Stored items
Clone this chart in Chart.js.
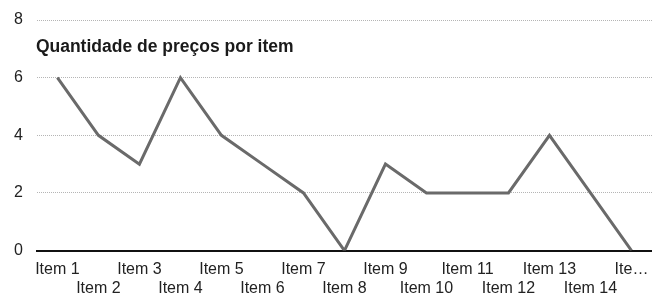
<!DOCTYPE html>
<html>
<head>
<meta charset="utf-8">
<script src="https://cdn.jsdelivr.net/npm/chart.js@4"></script>
<style>
  html, body { margin: 0; padding: 0; background: #fff; }
  #caixa { width: 652px; height: 299px; }
</style>
</head>
<body>
<div id="caixa"><canvas id="grafico"></canvas></div>
<script>
const categorias = ["Item 1", "Item 2", "Item 3", "Item 4", "Item 5", "Item 6", "Item 7", "Item 8",
  "Item 9", "Item 10", "Item 11", "Item 12", "Item 13", "Item 14", "Item 15"]
const quantidades = [6, 4, 3, 6, 4, 3, 2, 0, 3, 2, 2, 2, 4, 2, 0]
const marcasY = [0, 2, 4, 6, 8]
const titulo = "Quantidade de preços por item"

const fonte = "'Liberation Sans', Arial, sans-serif"

// titulo desenhado dentro da area do grafico
const tituloDentro = {
  id: "tituloDentro",
  afterDraw(chart) {
    const ctx = chart.ctx
    ctx.save()
    ctx.font = "bold 17.5px " + fonte
    ctx.fillStyle = "#1a1a1a"
    ctx.textBaseline = "middle"
    ctx.fillText(titulo, chart.chartArea.left - 1, chart.scales.y.getPixelForValue(7.05))
    ctx.restore()
  }
}

new Chart("grafico", {
  type: "line",
  data: {
    labels: categorias,
    datasets: [{
      data: quantidades,
      borderColor: "#6a6a6a",
      borderWidth: 3,
      pointRadius: 0,
      tension: 0,
      fill: false
    }]
  },
  options: {
    responsive: true,
    maintainAspectRatio: false,
    animation: false,
    layout: { padding: { left: 0, right: 0, top: 20, bottom: -8 } },
    plugins: { legend: { display: false }, tooltip: { enabled: false } },
    scales: {
      x: {
        offset: true,
        afterFit: function (eixo) { eixo.paddingRight = 0 },
        grid: { display: false, drawTicks: false },
        border: { display: true, color: "#111", width: 2 },
        ticks: {
          autoSkip: false,
          maxRotation: 0,
          padding: 9,
          color: "#222",
          font: { family: fonte, size: 16, lineHeight: 1.2 },
          callback: function (v, i) {
            let nome = categorias[i]
            if (i === categorias.length - 1) nome = "Ite\u2026"
            return i % 2 === 0 ? [nome, ""] : ["", nome]
          }
        }
      },
      y: {
        min: 0,
        max: 8,
        afterBuildTicks: function (eixo) { eixo.ticks = marcasY.map(v => ({ value: v })) },
        afterFit: function (eixo) { eixo.paddingTop = 0 },
        grid: {
          drawTicks: false,
          color: ctx => ctx.tick.value === 0 ? "rgba(0,0,0,0)" : "#b5b5b5",
          lineWidth: 1
        },
        border: { display: false, dash: [1, 1] },
        ticks: {
          padding: 14,
          color: "#222",
          font: { family: fonte, size: 16 }
        }
      }
    }
  },
  plugins: [tituloDentro]
})
</script>
</body>
</html>
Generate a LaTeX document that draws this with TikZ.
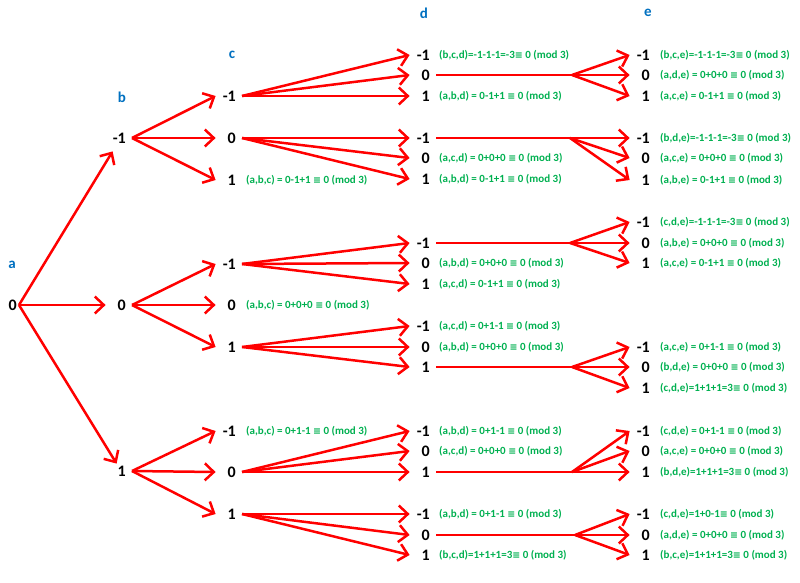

• [Set problem]:
Return the material exactly as given, apart from the pictures.

• [Written solution]:
Clone this chart in Chart.js.
<!DOCTYPE html>
<html>
<head>
<meta charset="utf-8">
<script src="https://cdn.jsdelivr.net/npm/chart.js@4"></script>
<style>
  html, body { margin: 0; padding: 0; background: #fff; }
  #caixa { width: 652px; height: 299px; }
</style>
</head>
<body>
<div id="caixa"><canvas id="grafico"></canvas></div>
<script>
const categorias = ["Item 1", "Item 2", "Item 3", "Item 4", "Item 5", "Item 6", "Item 7", "Item 8",
  "Item 9", "Item 10", "Item 11", "Item 12", "Item 13", "Item 14", "Item 15"]
const quantidades = [6, 4, 3, 6, 4, 3, 2, 0, 3, 2, 2, 2, 4, 2, 0]
const marcasY = [0, 2, 4, 6, 8]
const titulo = "Quantidade de preços por item"

const fonte = "'Liberation Sans', Arial, sans-serif"

// titulo desenhado dentro da area do grafico
const tituloDentro = {
  id: "tituloDentro",
  afterDraw(chart) {
    const ctx = chart.ctx
    ctx.save()
    ctx.font = "bold 17.5px " + fonte
    ctx.fillStyle = "#1a1a1a"
    ctx.textBaseline = "middle"
    ctx.fillText(titulo, chart.chartArea.left - 1, chart.scales.y.getPixelForValue(7.05))
    ctx.restore()
  }
}

new Chart("grafico", {
  type: "line",
  data: {
    labels: categorias,
    datasets: [{
      data: quantidades,
      borderColor: "#6a6a6a",
      borderWidth: 3,
      pointRadius: 0,
      tension: 0,
      fill: false
    }]
  },
  options: {
    responsive: true,
    maintainAspectRatio: false,
    animation: false,
    layout: { padding: { left: 0, right: 0, top: 20, bottom: -8 } },
    plugins: { legend: { display: false }, tooltip: { enabled: false } },
    scales: {
      x: {
        offset: true,
        afterFit: function (eixo) { eixo.paddingRight = 0 },
        grid: { display: false, drawTicks: false },
        border: { display: true, color: "#111", width: 2 },
        ticks: {
          autoSkip: false,
          maxRotation: 0,
          padding: 9,
          color: "#222",
          font: { family: fonte, size: 16, lineHeight: 1.2 },
          callback: function (v, i) {
            let nome = categorias[i]
            if (i === categorias.length - 1) nome = "Ite\u2026"
            return i % 2 === 0 ? [nome, ""] : ["", nome]
          }
        }
      },
      y: {
        min: 0,
        max: 8,
        afterBuildTicks: function (eixo) { eixo.ticks = marcasY.map(v => ({ value: v })) },
        afterFit: function (eixo) { eixo.paddingTop = 0 },
        grid: {
          drawTicks: false,
          color: ctx => ctx.tick.value === 0 ? "rgba(0,0,0,0)" : "#b5b5b5",
          lineWidth: 1
        },
        border: { display: false, dash: [1, 1] },
        ticks: {
          padding: 14,
          color: "#222",
          font: { family: fonte, size: 16 }
        }
      }
    }
  },
  plugins: [tituloDentro]
})
</script>
</body>
</html>
Generate a LaTeX document that draws this with TikZ.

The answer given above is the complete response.